Once upon a time, I had an idea. There is a lot of documentation out there, meaning web pages, new feeds, research papers, e-mails, etc. All typed in text, all in language, all with meaning, all without structure... mostly. So I was thinking, wouldn't it be nice to have a search that rather then resulting in links to documentation, it presented a summary of the documentation it knew about with references to the originating document. The goal being, just tell me about the important aspect of a topic rather them me having to go out to each result and find the important sections of documentation that are relevant to the topic I am interested in.

From this idea, I started a project on SourceForge called Docsum. I haven't spend much time developing this project in awhile, but I wanted to write a little about it. The process works as so, you add some sort of documentation, for example the demo site uses software licenses, and then enter a topic to work against the added content for form a summary. A topic entered might be "free speech". The result is a document summarizing the content in the Docsum repository pertaining to "free speech".
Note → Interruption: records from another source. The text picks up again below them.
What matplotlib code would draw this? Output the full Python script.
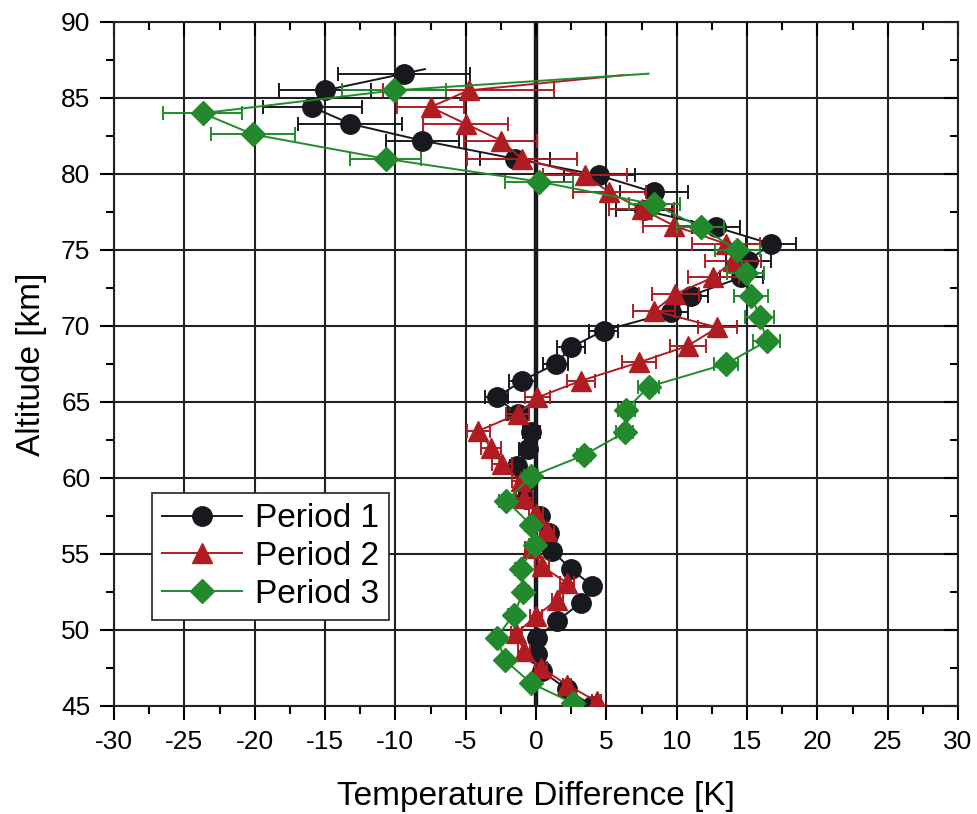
import numpy as np
import matplotlib.pyplot as plt
from matplotlib.ticker import MultipleLocator

plt.rcParams['font.family'] = ['Liberation Sans', 'DejaVu Sans']
plt.rcParams['axes.unicode_minus'] = False

# Period 1 (black circles)
alt1 = [86.6, 85.5, 84.4, 83.3, 82.2, 81.0, 79.9, 78.8, 77.6, 76.5, 75.4, 74.3, 73.2,
        72.0, 70.9, 69.7, 68.6, 67.5, 66.4, 65.3, 64.2, 63.0, 61.9, 60.8, 59.7, 58.6,
        57.5, 56.4, 55.2, 54.0, 52.9, 51.8, 50.6, 49.5, 48.4, 47.3, 46.1, 45.0]
dt1 = [-9.4, -15.0, -15.9, -13.2, -8.1, -1.5, 4.5, 8.4, 7.7, 12.8, 16.7, 15.1, 14.6,
       11.0, 9.6, 4.8, 2.5, 1.4, -1.0, -2.8, -1.3, -0.35, -0.6, -1.35, -0.8, -0.7,
       0.3, 0.9, 1.15, 2.5, 4.0, 3.2, 1.5, 0.1, 0.1, 0.4, 2.2, 4.0]
err1 = [4.7, 3.3, 3.5, 3.7, 2.6, 2.5, 2.5, 2.4, 2.0, 1.7, 1.8, 1.6, 1.5,
        1.2, 1.2, 1.0, 1.0, 0.9, 0.9, 0.8, 0.7, 0.6, 0.6, 0.5, 0.5, 0.5,
        0.5, 0.5, 0.4, 0.4, 0.4, 0.4, 0.4, 0.3, 0.3, 0.3, 0.3, 0.3]

# Period 2 (red triangles)
alt2 = [85.5, 84.4, 83.3, 82.2, 81.0, 79.9, 78.8, 77.7, 76.6, 75.4, 74.3, 73.2, 72.1,
        71.0, 69.9, 68.7, 67.6, 66.4, 65.3, 64.2, 63.1, 62.0, 60.9, 59.8, 58.7, 57.6,
        56.5, 55.4, 54.2, 53.1, 52.0, 50.9, 49.8, 48.6, 47.5, 46.4, 45.3]
dt2 = [-4.8, -7.5, -5.0, -2.5, -1.0, 3.5, 5.2, 7.5, 9.8, 13.5, 14.0, 12.6, 9.9,
       8.4, 12.9, 10.8, 7.3, 3.2, 0.1, -1.3, -4.1, -3.2, -2.4, -1.1, -0.85, 0.0,
       0.8, -0.3, 0.4, 2.2, 1.5, 0.0, -1.4, -0.85, 0.35, 2.2, 4.3]
err2 = [6.1, 2.4, 3.0, 2.6, 3.9, 3.0, 2.6, 2.3, 2.2, 2.4, 2.0, 1.8, 1.65,
        1.5, 1.4, 1.3, 1.2, 1.0, 0.9, 0.8, 0.8, 0.7, 0.7, 0.6, 0.6, 0.5,
        0.5, 0.5, 0.5, 0.5, 0.4, 0.4, 0.4, 0.4, 0.4, 0.3, 0.3]

# Period 3 (green diamonds)
alt3 = [85.5, 84.0, 82.6, 81.0, 79.5, 78.0, 76.5, 75.0, 73.5, 72.0, 70.6, 69.0, 67.5,
        66.0, 64.5, 63.0, 61.5, 60.1, 58.5, 56.9, 55.6, 54.0, 52.5, 51.0, 49.5, 48.0,
        46.5, 45.2]
dt3 = [-10.1, -23.7, -20.1, -10.7, 0.2, 8.4, 11.7, 14.3, 14.9, 15.3, 15.9, 16.4, 13.5,
       8.0, 6.4, 6.3, 3.4, -0.35, -2.1, -0.35, -0.1, -1.1, -0.9, -1.6, -2.8, -2.2,
       -0.35, 2.6]
err3 = [3.7, 2.8, 3.0, 2.5, 2.4, 1.8, 1.65, 1.6, 1.3, 1.2, 1.05, 0.95, 0.85,
        0.75, 0.6, 0.6, 0.5, 0.5, 0.5, 0.4, 0.4, 0.4, 0.4, 0.4, 0.3, 0.3,
        0.3, 0.3]

# top ends of the thin profile lines
top1 = (-7.9, 86.9)
top2 = (6.2, 86.5)
top3 = (8.0, 86.6)

series = [
    ('Period 1', alt1, dt1, err1, top1, '#17191e', 'o', 14),
    ('Period 2', alt2, dt2, err2, top2, '#b01c21', '^', 14),
    ('Period 3', alt3, dt3, err3, top3, '#228a2d', 'D', 12),
]

fig = plt.figure(figsize=(9.77, 8.14), dpi=100)
ax = fig.add_axes([0.1167, 0.1327, 0.8639, 0.8403])

for x in range(-30, 31, 5):
    ax.axvline(x, color='#222222', lw=1.5, zorder=1)
for y in range(45, 91, 5):
    ax.axhline(y, color='#222222', lw=1.5, zorder=1)
ax.axvline(0, color='#17191e', lw=3.2, zorder=1.5)

handles = []
for i, (name, alt, dt, err, top, col, mk, ms) in enumerate(series):
    ax.plot([top[0]] + dt, [top[1]] + alt, color=col, lw=1.4, zorder=2 + i)
    ax.errorbar(dt, alt, xerr=err, fmt='none', ecolor=col, elinewidth=1.4,
                capsize=5, capthick=1.4, zorder=2 + i)
    ax.plot(dt, alt, ls='none', marker=mk, ms=ms, color=col, zorder=2.5 + i)
    h, = ax.plot([], [], color=col, lw=1.4, marker=mk, ms=ms)
    handles.append(h)

ax.set_xlim(-30, 30)
ax.set_ylim(45, 90)
ax.xaxis.set_major_locator(MultipleLocator(5))
ax.xaxis.set_minor_locator(MultipleLocator(2.5))
ax.yaxis.set_major_locator(MultipleLocator(5))
ax.yaxis.set_minor_locator(MultipleLocator(2.5))
ax.tick_params(which='major', direction='out', length=10, width=1.5, labelsize=19, pad=7)
ax.tick_params(which='minor', direction='out', length=6, width=1.5)
ax.tick_params(which='both', top=True, right=True)
for sp in ax.spines.values():
    sp.set_linewidth(1.5)
    sp.set_color('#222222')
# ticks on top and right point inward
for t in ax.xaxis.get_minor_ticks() + ax.xaxis.get_major_ticks():
    t.tick2line.set_marker(3)
for t in ax.yaxis.get_minor_ticks() + ax.yaxis.get_major_ticks():
    t.tick2line.set_marker(0)

ax.set_xlabel('Temperature Difference [K]', fontsize=24, labelpad=20)
ax.set_ylabel('Altitude [km]', fontsize=24, labelpad=10)

leg = ax.legend(handles, [s[0] for s in series], loc='lower left',
                bbox_to_anchor=(0.045, 0.126), fontsize=24, frameon=True,
                fancybox=False, edgecolor='#222222', framealpha=1,
                handlelength=2.4, borderpad=0.3, labelspacing=0.2,
                handletextpad=0.4, borderaxespad=0)
leg.get_frame().set_linewidth(1.2)
leg.set_zorder(10)

fig.savefig('out.png', dpi=100)
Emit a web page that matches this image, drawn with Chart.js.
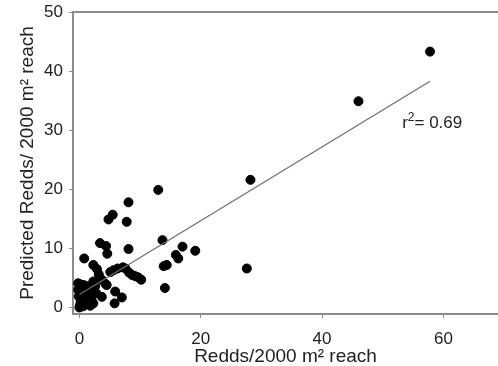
<!DOCTYPE html>
<html>
<head>
<meta charset="utf-8">
<script src="https://cdn.jsdelivr.net/npm/chart.js@4"></script>
<style>
  body { margin: 0; background: #fff; }
</style>
</head>
<body>
<canvas id="myChart" width="498" height="366"></canvas>
<script>
'use strict';

// observed redds (x) vs predicted redds (y), per 2000 m2 reach
const observed = [
  57.8, 46.0, 28.2, 27.6, 13.0, 8.1, 5.5, 4.8, 7.8, 8.1, 13.7, 17.0, 15.9, 16.3, 19.1,
  13.9, 14.4, 14.1, 0.8, 3.4, 4.4, 4.6,
  2.3, 2.9, 3.2, 3.7, 4.3, 5.1, 5.6, 6.3, 7.2, 7.6, 8.2, 8.7, 9.2, 9.7, 10.2,
  3.7, 5.9, 7.0, 5.8, 2.8, 2.3, 4.5,
  -0.2, 0.2, 0.7, -0.2, 0.3, 0.9, 0.4, 1.5, -0.1, 0.6, 1.8, 1.0, 0.2, 0.1, 0.6,
  1.2, 1.8, 2.0, 2.6, 2.3, 1.4, 0.0, 1.3,
];
const predicted = [
  43.3, 34.9, 21.6, 6.6, 19.9, 17.8, 15.7, 14.9, 14.5, 9.9, 11.4, 10.3, 8.9, 8.3, 9.6,
  7.0, 7.2, 3.3, 8.3, 10.9, 10.4, 9.1,
  7.2, 6.5, 5.6, 4.7, 4.0, 6.0, 6.3, 6.6, 6.8, 6.6, 5.9, 5.5, 5.3, 5.1, 4.7,
  1.8, 2.7, 1.7, 0.7, 2.4, 0.7, 3.8,
  4.1, 3.9, 3.8, 3.0, 3.2, 2.9, 2.4, 2.7, 1.9, 1.7, 1.8, 1.3, 1.0, 0.4, 0.2,
  0.7, 0.3, 1.2, 3.6, 4.4, 3.6, 0.0, 2.1,
];

// fitted regression line end points
const fitX = [0, 57.8];
const fitY = [2.2, 38.3];
const rSquared = '0.69';

const xTicks = [0, 20, 40, 60];
const yTicks = [0, 10, 20, 30, 40, 50];

const points = observed.map((x, i) => ({ x: x, y: predicted[i] }));
const fitLine = fitX.map((x, i) => ({ x: x, y: fitY[i] }));

const axisGray = '#8c8c8c';
const textColor = '#222';
const fontFamily = '"Liberation Sans", Arial, sans-serif';

// top frame line and the r² note
const extras = {
  id: 'extras',
  afterDraw(chart) {
    const { ctx, chartArea, scales } = chart;
    ctx.save();
    ctx.strokeStyle = axisGray;
    ctx.lineWidth = 2;
    ctx.beginPath();
    ctx.moveTo(chartArea.left - 1, chartArea.top);
    ctx.lineTo(chartArea.right, chartArea.top);
    ctx.stroke();

    let px = scales.x.getPixelForValue(53.2);
    const py = scales.y.getPixelForValue(30.3);
    ctx.fillStyle = textColor;
    ctx.textBaseline = 'alphabetic';
    ctx.font = '17px ' + fontFamily;
    ctx.fillText('r', px, py);
    px += ctx.measureText('r').width;
    ctx.font = '12px ' + fontFamily;
    ctx.fillText('2', px, py - 7);
    px += ctx.measureText('2').width;
    ctx.font = '17px ' + fontFamily;
    ctx.fillText('= ' + rSquared, px, py);
    ctx.restore();
  },
};

new Chart(document.getElementById('myChart'), {
  type: 'scatter',
  data: {
    datasets: [
      {
        type: 'line',
        data: fitLine,
        borderColor: '#6e6e6e',
        borderWidth: 1.2,
        pointRadius: 0,
        fill: false,
      },
      {
        data: points,
        backgroundColor: '#000',
        borderColor: '#000',
        pointRadius: 4.5,
        pointHoverRadius: 4.5,
      },
    ],
  },
  options: {
    responsive: false,
    animation: false,
    layout: { autoPadding: false, padding: { top: 12, right: 0, left: 0, bottom: 0 } },
    plugins: {
      legend: { display: false },
      tooltip: { enabled: false },
    },
    scales: {
      x: {
        type: 'linear',
        min: -1.05,
        max: 69,
        afterFit: (scale) => {
          scale.height = 52;
          scale.paddingLeft = 0;
          scale.paddingRight = 0;
        },
        afterBuildTicks: (scale) => { scale.ticks = xTicks.map((v) => ({ value: v })); },
        grid: { drawOnChartArea: false, tickColor: axisGray, tickLength: 4, color: axisGray },
        border: { color: axisGray, width: 2 },
        ticks: {
          color: textColor,
          padding: 11,
          maxRotation: 0,
          font: { family: fontFamily, size: 17 },
        },
        title: {
          display: true,
          text: 'Redds/2000 m² reach',
          color: textColor,
          padding: { top: 0, bottom: 0 },
          font: { family: fontFamily, size: 19, lineHeight: 1 },
        },
      },
      y: {
        type: 'linear',
        min: -1.1,
        max: 50,
        afterFit: (scale) => {
          scale.width = 73;
          scale.paddingTop = 0;
          scale.paddingBottom = 0;
        },
        afterBuildTicks: (scale) => { scale.ticks = yTicks.map((v) => ({ value: v })); },
        grid: { drawOnChartArea: false, tickColor: axisGray, tickLength: 4, color: axisGray },
        border: { color: axisGray, width: 2 },
        ticks: {
          color: textColor,
          padding: 6,
          font: { family: fontFamily, size: 17 },
        },
        title: {
          display: true,
          text: 'Predicted Redds/ 2000 m² reach',
          color: textColor,
          padding: { top: 18, bottom: 0 },
          font: { family: fontFamily, size: 19, lineHeight: 1 },
        },
      },
    },
  },
  plugins: [extras],
});
</script>
</body>
</html>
The current project is limited to only plain text files, and RSS/Atom XML. The generated summary is plain text as well, and is not pretty. But isn't that what ideas are all about... the idea.

One day, I hope to pursue this project more, but at the moment, my time is limited. At the moment, the project is made up of 3 parts, the web view, the command line view, and the datastore. I wanted a good command line interface into the application, and due to the easy of using Python for text processing, all the core functionality is written in Python. The web end is simple PHP pages that interact with the Python core via running subprocesses. The datastore is MySQL and the Python core directly interacts with that piece.